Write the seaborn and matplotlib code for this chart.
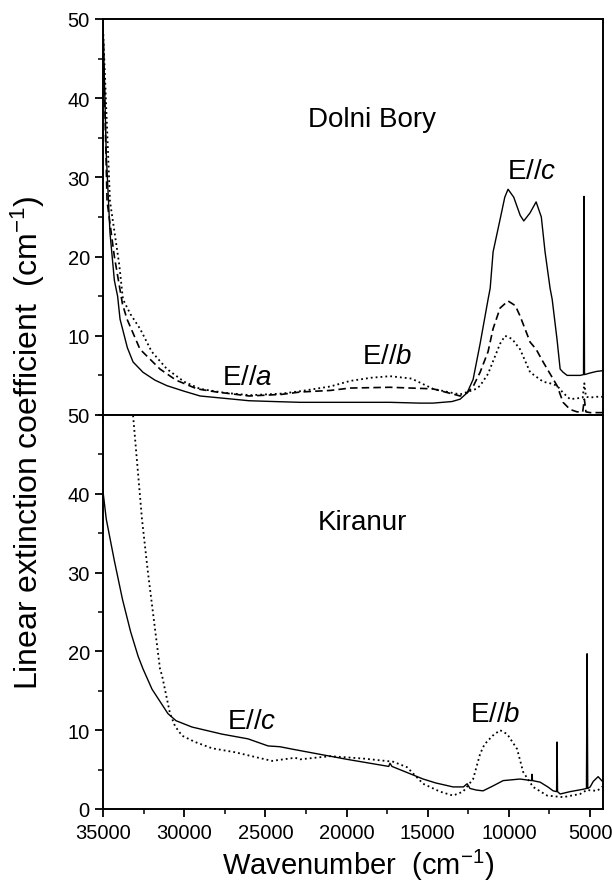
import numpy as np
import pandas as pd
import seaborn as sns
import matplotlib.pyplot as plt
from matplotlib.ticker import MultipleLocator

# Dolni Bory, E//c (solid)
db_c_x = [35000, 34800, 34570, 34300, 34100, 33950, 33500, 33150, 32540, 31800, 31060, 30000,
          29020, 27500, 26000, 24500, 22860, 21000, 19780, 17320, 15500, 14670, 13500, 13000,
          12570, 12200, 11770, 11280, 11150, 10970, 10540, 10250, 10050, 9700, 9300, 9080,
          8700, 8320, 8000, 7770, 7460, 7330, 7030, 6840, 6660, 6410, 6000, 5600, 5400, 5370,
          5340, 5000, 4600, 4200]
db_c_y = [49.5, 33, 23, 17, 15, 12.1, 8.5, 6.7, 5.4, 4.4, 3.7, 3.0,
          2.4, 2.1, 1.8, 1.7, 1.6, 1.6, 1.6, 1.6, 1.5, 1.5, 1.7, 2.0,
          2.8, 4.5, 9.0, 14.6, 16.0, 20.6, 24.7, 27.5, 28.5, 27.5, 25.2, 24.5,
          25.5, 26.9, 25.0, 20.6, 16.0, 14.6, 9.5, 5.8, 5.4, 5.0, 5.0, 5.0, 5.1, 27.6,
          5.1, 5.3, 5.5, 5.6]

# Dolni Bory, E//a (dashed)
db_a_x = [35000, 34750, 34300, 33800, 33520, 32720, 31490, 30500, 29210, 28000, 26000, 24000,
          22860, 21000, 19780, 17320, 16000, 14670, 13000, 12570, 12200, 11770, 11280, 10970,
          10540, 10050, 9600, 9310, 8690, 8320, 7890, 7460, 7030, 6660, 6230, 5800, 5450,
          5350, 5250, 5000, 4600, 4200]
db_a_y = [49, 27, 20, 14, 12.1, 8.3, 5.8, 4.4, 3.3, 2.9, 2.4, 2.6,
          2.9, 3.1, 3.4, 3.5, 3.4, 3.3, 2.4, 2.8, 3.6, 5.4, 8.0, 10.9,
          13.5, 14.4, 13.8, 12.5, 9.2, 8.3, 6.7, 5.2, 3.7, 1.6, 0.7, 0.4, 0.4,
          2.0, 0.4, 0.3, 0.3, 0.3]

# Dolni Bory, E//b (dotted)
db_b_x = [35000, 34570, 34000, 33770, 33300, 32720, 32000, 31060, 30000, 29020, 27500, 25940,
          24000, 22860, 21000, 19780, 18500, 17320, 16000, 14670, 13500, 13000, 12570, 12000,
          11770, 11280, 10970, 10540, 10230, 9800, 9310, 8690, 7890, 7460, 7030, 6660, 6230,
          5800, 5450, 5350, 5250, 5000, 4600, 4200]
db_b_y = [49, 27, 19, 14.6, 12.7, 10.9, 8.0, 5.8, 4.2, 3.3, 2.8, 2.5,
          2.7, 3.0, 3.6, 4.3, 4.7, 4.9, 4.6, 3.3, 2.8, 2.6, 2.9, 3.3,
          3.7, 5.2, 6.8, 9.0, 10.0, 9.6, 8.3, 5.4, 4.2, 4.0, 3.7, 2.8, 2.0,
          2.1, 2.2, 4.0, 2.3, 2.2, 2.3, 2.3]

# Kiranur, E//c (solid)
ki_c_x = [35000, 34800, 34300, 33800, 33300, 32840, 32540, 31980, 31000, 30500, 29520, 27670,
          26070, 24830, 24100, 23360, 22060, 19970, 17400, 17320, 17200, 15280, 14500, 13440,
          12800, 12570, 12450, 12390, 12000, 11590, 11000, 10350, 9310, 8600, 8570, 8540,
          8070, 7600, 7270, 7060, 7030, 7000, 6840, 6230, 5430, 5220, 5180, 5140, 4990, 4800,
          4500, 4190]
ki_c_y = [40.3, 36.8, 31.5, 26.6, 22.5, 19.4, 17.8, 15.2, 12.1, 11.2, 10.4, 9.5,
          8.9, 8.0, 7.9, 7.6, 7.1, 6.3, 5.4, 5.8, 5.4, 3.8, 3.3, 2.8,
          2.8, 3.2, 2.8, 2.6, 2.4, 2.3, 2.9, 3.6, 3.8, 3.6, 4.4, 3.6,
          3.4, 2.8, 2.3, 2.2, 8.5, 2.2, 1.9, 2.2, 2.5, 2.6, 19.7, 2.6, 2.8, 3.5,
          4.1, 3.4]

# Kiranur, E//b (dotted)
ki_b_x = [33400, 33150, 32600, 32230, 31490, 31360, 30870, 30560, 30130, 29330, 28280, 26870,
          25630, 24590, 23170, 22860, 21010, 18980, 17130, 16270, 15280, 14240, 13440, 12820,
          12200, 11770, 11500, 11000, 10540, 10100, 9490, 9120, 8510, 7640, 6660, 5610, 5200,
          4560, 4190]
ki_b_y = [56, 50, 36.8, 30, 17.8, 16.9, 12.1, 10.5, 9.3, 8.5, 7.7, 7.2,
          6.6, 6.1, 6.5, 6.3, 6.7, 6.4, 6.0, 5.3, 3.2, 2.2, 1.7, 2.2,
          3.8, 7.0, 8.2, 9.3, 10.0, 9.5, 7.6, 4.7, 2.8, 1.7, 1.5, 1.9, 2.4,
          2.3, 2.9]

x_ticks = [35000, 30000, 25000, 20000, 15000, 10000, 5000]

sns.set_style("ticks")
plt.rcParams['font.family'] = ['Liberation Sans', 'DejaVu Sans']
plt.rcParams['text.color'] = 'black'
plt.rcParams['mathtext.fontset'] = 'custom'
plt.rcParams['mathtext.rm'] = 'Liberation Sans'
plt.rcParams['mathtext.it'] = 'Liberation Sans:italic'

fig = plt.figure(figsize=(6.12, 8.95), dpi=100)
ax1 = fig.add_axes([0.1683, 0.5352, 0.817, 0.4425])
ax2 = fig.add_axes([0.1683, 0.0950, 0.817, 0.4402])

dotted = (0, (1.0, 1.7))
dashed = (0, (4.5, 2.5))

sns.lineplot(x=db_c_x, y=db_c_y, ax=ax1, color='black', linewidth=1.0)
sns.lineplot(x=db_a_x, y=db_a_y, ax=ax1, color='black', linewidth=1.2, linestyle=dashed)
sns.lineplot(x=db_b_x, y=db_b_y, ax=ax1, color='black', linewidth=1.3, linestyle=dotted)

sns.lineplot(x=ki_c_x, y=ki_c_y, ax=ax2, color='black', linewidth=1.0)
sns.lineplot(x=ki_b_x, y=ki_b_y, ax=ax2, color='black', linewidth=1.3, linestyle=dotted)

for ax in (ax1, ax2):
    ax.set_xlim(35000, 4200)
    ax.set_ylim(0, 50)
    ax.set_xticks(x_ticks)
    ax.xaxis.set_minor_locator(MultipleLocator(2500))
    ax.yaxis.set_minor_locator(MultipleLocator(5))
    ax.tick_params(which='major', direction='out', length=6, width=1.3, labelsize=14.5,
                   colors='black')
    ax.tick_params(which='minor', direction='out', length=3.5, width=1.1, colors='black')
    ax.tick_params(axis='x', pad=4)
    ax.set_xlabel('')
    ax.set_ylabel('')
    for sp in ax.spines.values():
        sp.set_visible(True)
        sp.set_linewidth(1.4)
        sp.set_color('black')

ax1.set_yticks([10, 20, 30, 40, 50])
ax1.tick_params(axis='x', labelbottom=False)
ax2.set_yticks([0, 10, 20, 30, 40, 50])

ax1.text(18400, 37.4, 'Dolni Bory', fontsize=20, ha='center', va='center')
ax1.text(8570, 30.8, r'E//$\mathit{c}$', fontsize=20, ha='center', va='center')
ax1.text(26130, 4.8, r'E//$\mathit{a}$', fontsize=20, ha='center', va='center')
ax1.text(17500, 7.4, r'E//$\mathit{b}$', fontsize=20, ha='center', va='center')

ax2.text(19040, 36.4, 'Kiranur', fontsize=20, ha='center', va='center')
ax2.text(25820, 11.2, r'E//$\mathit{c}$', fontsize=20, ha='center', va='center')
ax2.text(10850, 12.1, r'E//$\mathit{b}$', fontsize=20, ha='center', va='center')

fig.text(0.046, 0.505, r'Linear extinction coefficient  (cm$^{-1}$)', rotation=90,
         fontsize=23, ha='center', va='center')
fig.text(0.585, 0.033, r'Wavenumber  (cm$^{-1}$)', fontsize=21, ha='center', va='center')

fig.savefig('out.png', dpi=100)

::::::::::

— Task directions —
Skip the pictures and restate exactly the lines from the beginning of the listing to the line with "from matplotlib.ticker import MultipleLocator", that line included.

— Output below —
Write the seaborn and matplotlib code for this chart.
import numpy as np
import pandas as pd
import seaborn as sns
import matplotlib.pyplot as plt
from matplotlib.ticker import MultipleLocator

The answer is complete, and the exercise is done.